Trevor Shaw is Ursula’s twenty-five-year-old sous chef and sometimes paramour who had taken over the kitchen during Ursula’s brief stint as an inmate. He kept Markham’s running during one of the worst times in its history.
“He’ll be fine,” Mitch said, breaking and tossing another cracker.
“I hope Ursula is treating him like the hero he is. I haven’t had a chance to tell you how he came through. I saw him in action. He’s got the chops to run his own kitchen.”
“And he’s a pretty good cook, according to Jamie Sherwood’s review.”
“Trevor deserves a raise.”
“Already done. And I’m naming a drink after him.”
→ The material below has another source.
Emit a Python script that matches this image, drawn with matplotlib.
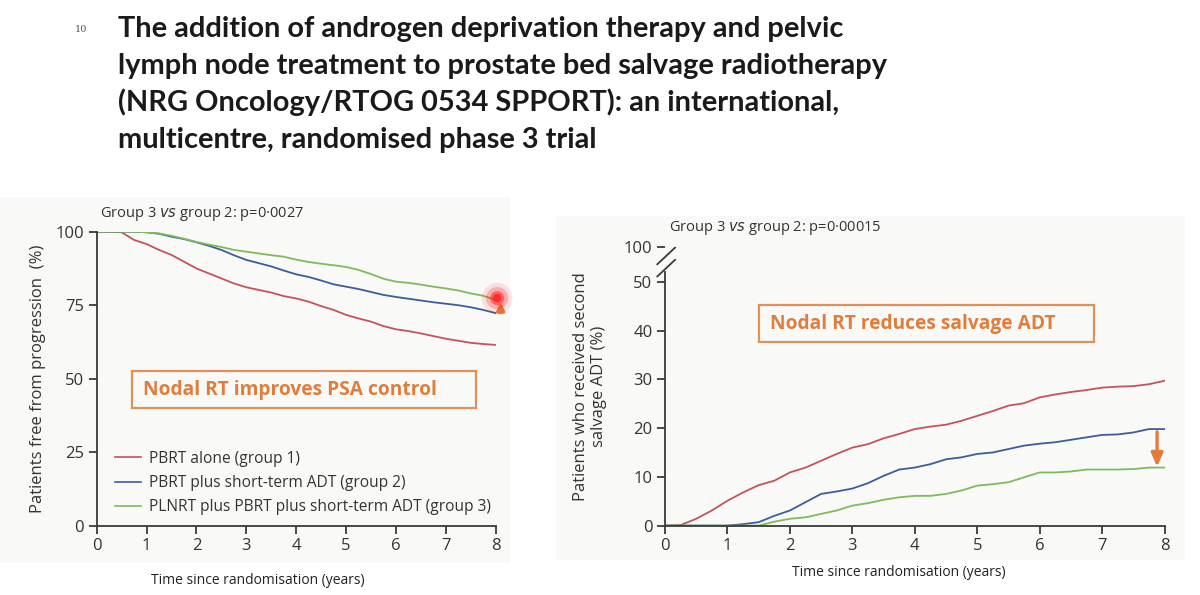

Mitch is always naming drinks after people. It’s a way to get customers and their friends and family into the restaurant. And it’s an easy way for a bartender or f
ood server to build rapport when someone asks, “Why do they call it a Harvey Wallbanger?” No one ever asks about a Cosmopolitan or a Manhattan.
If Mitch likes you, he’ll give the drink your name—say, the Lance Armstrong, or, if the honoree is shy about such things, Yellow Jersey. If you complain that his prices are outrageous for such paltry portions, you get the Hair on Ann Richards’s Chest.
Mitch had never named a drink after me. Or Ursula, I thought smugly. “What’s in it?” I asked.
“I’ll leave that up to you,” Mitch said, standing up. “Come by the restaurant tomorrow and work your usual magic.”
I started to protest that I would be busy with inspections morning, noon, and night, but was again caught by habit rather than fact. I had nothing to do the next day. “How does Trevor’s Treat sound?” I said.
“I like it.” He squeezed my shoulder on his way into the house. “Can you stay for meatloaf, honey?”
He always forgets that I don’t eat meat. “I’m meeting Jamie for lunch.”
He stopped in the doorway, Dolce and Gabbana each getting a snoutful of hairy shin. “Are you two back together?”
During recovery from a recent surgery to put a stent in my father’s heart, he had started singing. The doctors told us that surgical patients sometimes show an interest or even an aptitude for things they had never done before, like singing or pantomime or air guitar. So I could believe that Mitch’s sudden interest in my relationship with my ex-boyfriend was a similar result of the surgery, or I could scan the sky for winged pigs.
“We’re on a slow mend,” I said.
He entered the house, singing, “‘When the moon hits your eye like a big pizza pie…’”
seven
I had recently inspected a restaurant near my father’s house that served raw vegan food and knew that the kitchen was sanitary. I called Jamie from Mitch’s driveway to suggest we meet there. “Have you reviewed Awstin Rawsome?” I asked.